--- start Information provided ---
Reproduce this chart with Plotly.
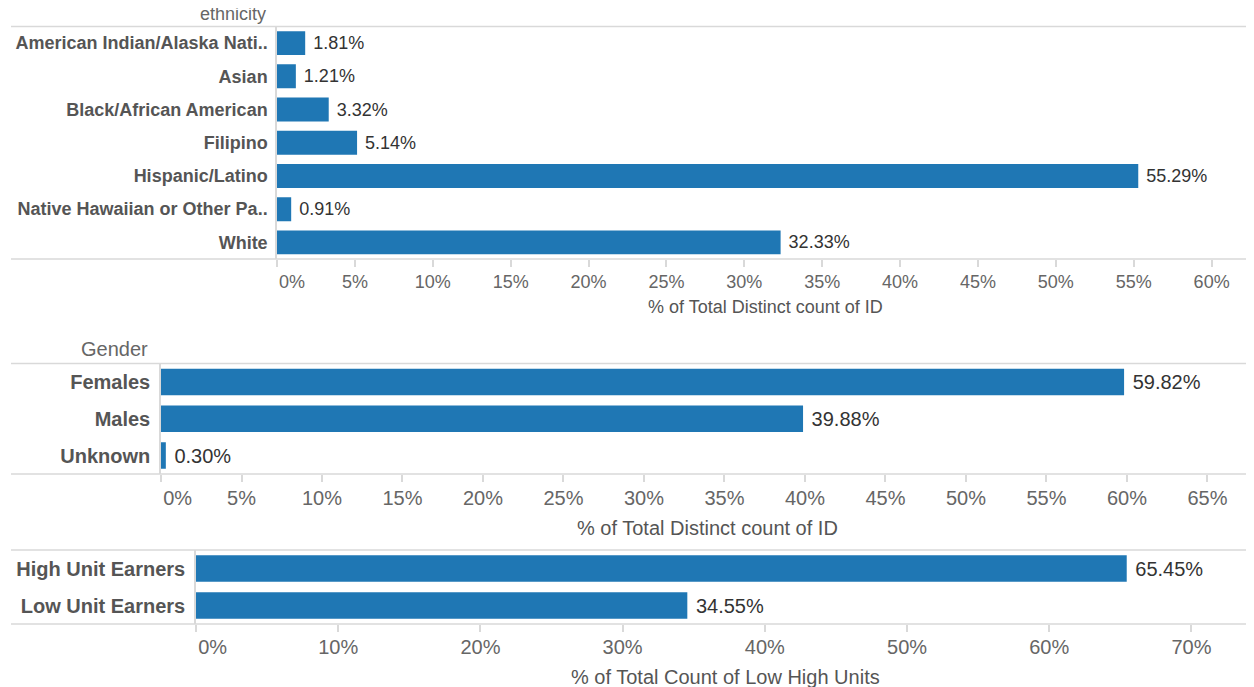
import plotly.graph_objects as go

# ---------------- data ----------------
eth_categories = ["American Indian/Alaska Nati..", "Asian", "Black/African American",
                  "Filipino", "Hispanic/Latino", "Native Hawaiian or Other Pa..", "White"]
eth_values = [1.81, 1.21, 3.32, 5.14, 55.29, 0.91, 32.33]

gender_categories = ["Females", "Males", "Unknown"]
gender_values = [59.82, 39.88, 0.30]

units_categories = ["High Unit Earners", "Low Unit Earners"]
units_values = [65.45, 34.55]

eth_ticks = list(range(0, 61, 5))
gender_ticks = list(range(0, 66, 5))
units_ticks = list(range(0, 71, 10))

eth_header = "ethnicity"
gender_header = "Gender"
eth_title = "% of Total Distinct count of ID"
gender_title = "% of Total Distinct count of ID"
units_title = "% of Total Count of Low High Units"

# ---------------- layout geometry ----------------
OFF = 8                      # default page body margin
W, H = 1254 - OFF, 687 - OFF
FONT = "Liberation Sans, Arial, sans-serif"
BAR = "#1f77b4"
LINE = "#d9d9d9"
LABEL_C = "#555555"
TICK_C = "#666666"
VAL_C = "#333333"
NBSP = "\u00a0"

panels = [
    dict(cats=eth_categories, vals=eth_values, ticks=eth_ticks, x0=277, top=26.5, bottom=259,
         xmax=62.72, fs=18, header=eth_header, header_x=268, header_dy=12.5,
         title=eth_title, title_dy=48, tick_standoff=-1, cat_standoff=4),
    dict(cats=gender_categories, vals=gender_values, ticks=gender_ticks, x0=161, top=363.5, bottom=474,
         xmax=67.89, fs=20, header=gender_header, header_x=150, header_dy=14.5,
         title=gender_title, title_dy=54, tick_standoff=-1, cat_standoff=5),
    dict(cats=units_categories, vals=units_values, ticks=units_ticks, x0=196, top=550, bottom=624,
         xmax=74.4, fs=20, header=None, header_x=None, header_dy=0,
         title=units_title, title_dy=53, tick_standoff=-2, cat_standoff=5),
]


def px_x(v):
    return (v - OFF) / W


def px_y(v):
    return 1 - (v - OFF) / H


def tick_text(t):
    return (NBSP * 6 + "0%") if t == 0 else f"{t}%"


fig = go.Figure()
shapes = []
annotations = []
layout = dict(
    width=W, height=H,
    margin=dict(l=0, r=0, t=0, b=0, autoexpand=False),
    paper_bgcolor="white", plot_bgcolor="white",
    showlegend=False,
    font=dict(family=FONT, color=TICK_C),
)

for i, p in enumerate(panels, start=1):
    sfx = "" if i == 1 else str(i)
    xa, ya = "x" + sfx, "y" + sfx
    fig.add_trace(go.Bar(
        x=p["vals"], y=p["cats"], orientation="h",
        xaxis=xa, yaxis=ya, width=0.72,
        marker=dict(color=BAR, line=dict(width=0)),
        texttemplate=NBSP + "%{x:.2f}%", textposition="outside",
        textfont=dict(family=FONT, size=p["fs"], color=VAL_C),
        cliponaxis=False, hoverinfo="skip",
    ))
    n = len(p["cats"])
    layout["xaxis" + sfx] = dict(
        domain=[px_x(p["x0"]), 1.0], anchor=ya, range=[0, p["xmax"]],
        tickvals=p["ticks"], ticktext=[tick_text(t) for t in p["ticks"]],
        ticks="outside", ticklen=7, tickwidth=1.5, tickcolor=LINE,
        showgrid=False, zeroline=False, showline=False, automargin=False,
        tickfont=dict(family=FONT, size=p["fs"], color=TICK_C),
        ticklabelstandoff=p["tick_standoff"],
    )
    layout["yaxis" + sfx] = dict(
        domain=[px_y(p["bottom"]), px_y(p["top"])], anchor=xa,
        type="category", categoryorder="array", categoryarray=p["cats"],
        range=[n - 0.5, -0.5], automargin=False,
        showgrid=False, zeroline=False, showline=True, linecolor=LINE, linewidth=1.5,
        ticks="", ticklabelstandoff=p["cat_standoff"],
        tickfont=dict(family=FONT, size=p["fs"], color=LABEL_C, weight="bold"),
    )
    for yy in (0, 1):
        shapes.append(dict(type="line", xref="paper", yref=ya + " domain",
                           x0=px_x(11), x1=1.0, y0=yy, y1=yy,
                           line=dict(color=LINE, width=1.5), layer="below"))
    annotations.append(dict(text=p["title"], xref=xa + " domain", yref=ya + " domain",
                            x=0.5, y=0, xanchor="center", yanchor="middle",
                            yshift=-p["title_dy"], showarrow=False,
                            font=dict(family=FONT, size=p["fs"], color=LABEL_C)))
    if p["header"]:
        annotations.append(dict(text=p["header"], xref="paper", yref=ya + " domain",
                                x=px_x(p["header_x"]), y=1, xanchor="right", yanchor="middle",
                                yshift=p["header_dy"], showarrow=False,
                                font=dict(family=FONT, size=p["fs"], color=TICK_C)))

layout["shapes"] = shapes
layout["annotations"] = annotations
fig.update_layout(**layout)
fig.write_html("out.html")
--- end Information provided ---
(Given exercise): Output the data exactly. Pictures don't belong in the result.

(Result for this task):
Reproduce this chart with Plotly.
import plotly.graph_objects as go

# ---------------- data ----------------
eth_categories = ["American Indian/Alaska Nati..", "Asian", "Black/African American",
                  "Filipino", "Hispanic/Latino", "Native Hawaiian or Other Pa..", "White"]
eth_values = [1.81, 1.21, 3.32, 5.14, 55.29, 0.91, 32.33]

gender_categories = ["Females", "Males", "Unknown"]
gender_values = [59.82, 39.88, 0.30]

units_categories = ["High Unit Earners", "Low Unit Earners"]
units_values = [65.45, 34.55]

eth_ticks = list(range(0, 61, 5))
gender_ticks = list(range(0, 66, 5))
units_ticks = list(range(0, 71, 10))

eth_header = "ethnicity"
gender_header = "Gender"
eth_title = "% of Total Distinct count of ID"
gender_title = "% of Total Distinct count of ID"
units_title = "% of Total Count of Low High Units"

# ---------------- layout geometry ----------------
OFF = 8                      # default page body margin
W, H = 1254 - OFF, 687 - OFF
FONT = "Liberation Sans, Arial, sans-serif"
BAR = "#1f77b4"
LINE = "#d9d9d9"
LABEL_C = "#555555"
TICK_C = "#666666"
VAL_C = "#333333"
NBSP = "\u00a0"

panels = [
    dict(cats=eth_categories, vals=eth_values, ticks=eth_ticks, x0=277, top=26.5, bottom=259,
         xmax=62.72, fs=18, header=eth_header, header_x=268, header_dy=12.5,
         title=eth_title, title_dy=48, tick_standoff=-1, cat_standoff=4),
    dict(cats=gender_categories, vals=gender_values, ticks=gender_ticks, x0=161, top=363.5, bottom=474,
         xmax=67.89, fs=20, header=gender_header, header_x=150, header_dy=14.5,
         title=gender_title, title_dy=54, tick_standoff=-1, cat_standoff=5),
    dict(cats=units_categories, vals=units_values, ticks=units_ticks, x0=196, top=550, bottom=624,
         xmax=74.4, fs=20, header=None, header_x=None, header_dy=0,
         title=units_title, title_dy=53, tick_standoff=-2, cat_standoff=5),
]


def px_x(v):
    return (v - OFF) / W


def px_y(v):
    return 1 - (v - OFF) / H


def tick_text(t):
    return (NBSP * 6 + "0%") if t == 0 else f"{t}%"


fig = go.Figure()
shapes = []
annotations = []
layout = dict(
    width=W, height=H,
    margin=dict(l=0, r=0, t=0, b=0, autoexpand=False),
    paper_bgcolor="white", plot_bgcolor="white",
    showlegend=False,
    font=dict(family=FONT, color=TICK_C),
)

for i, p in enumerate(panels, start=1):
    sfx = "" if i == 1 else str(i)
    xa, ya = "x" + sfx, "y" + sfx
    fig.add_trace(go.Bar(
        x=p["vals"], y=p["cats"], orientation="h",
        xaxis=xa, yaxis=ya, width=0.72,
        marker=dict(color=BAR, line=dict(width=0)),
        texttemplate=NBSP + "%{x:.2f}%", textposition="outside",
        textfont=dict(family=FONT, size=p["fs"], color=VAL_C),
        cliponaxis=False, hoverinfo="skip",
    ))
    n = len(p["cats"])
    layout["xaxis" + sfx] = dict(
        domain=[px_x(p["x0"]), 1.0], anchor=ya, range=[0, p["xmax"]],
        tickvals=p["ticks"], ticktext=[tick_text(t) for t in p["ticks"]],
        ticks="outside", ticklen=7, tickwidth=1.5, tickcolor=LINE,
        showgrid=False, zeroline=False, showline=False, automargin=False,
        tickfont=dict(family=FONT, size=p["fs"], color=TICK_C),
        ticklabelstandoff=p["tick_standoff"],
    )
    layout["yaxis" + sfx] = dict(
        domain=[px_y(p["bottom"]), px_y(p["top"])], anchor=xa,
        type="category", categoryorder="array", categoryarray=p["cats"],
        range=[n - 0.5, -0.5], automargin=False,
        showgrid=False, zeroline=False, showline=True, linecolor=LINE, linewidth=1.5,
        ticks="", ticklabelstandoff=p["cat_standoff"],
        tickfont=dict(family=FONT, size=p["fs"], color=LABEL_C, weight="bold"),
    )
    for yy in (0, 1):
        shapes.append(dict(type="line", xref="paper", yref=ya + " domain",
                           x0=px_x(11), x1=1.0, y0=yy, y1=yy,
                           line=dict(color=LINE, width=1.5), layer="below"))
    annotations.append(dict(text=p["title"], xref=xa + " domain", yref=ya + " domain",
                            x=0.5, y=0, xanchor="center", yanchor="middle",
                            yshift=-p["title_dy"], showarrow=False,
                            font=dict(family=FONT, size=p["fs"], color=LABEL_C)))
    if p["header"]:
        annotations.append(dict(text=p["header"], xref="paper", yref=ya + " domain",
                                x=px_x(p["header_x"]), y=1, xanchor="right", yanchor="middle",
                                yshift=p["header_dy"], showarrow=False,
                                font=dict(family=FONT, size=p["fs"], color=TICK_C)))

layout["shapes"] = shapes
layout["annotations"] = annotations
fig.update_layout(**layout)
fig.write_html("out.html")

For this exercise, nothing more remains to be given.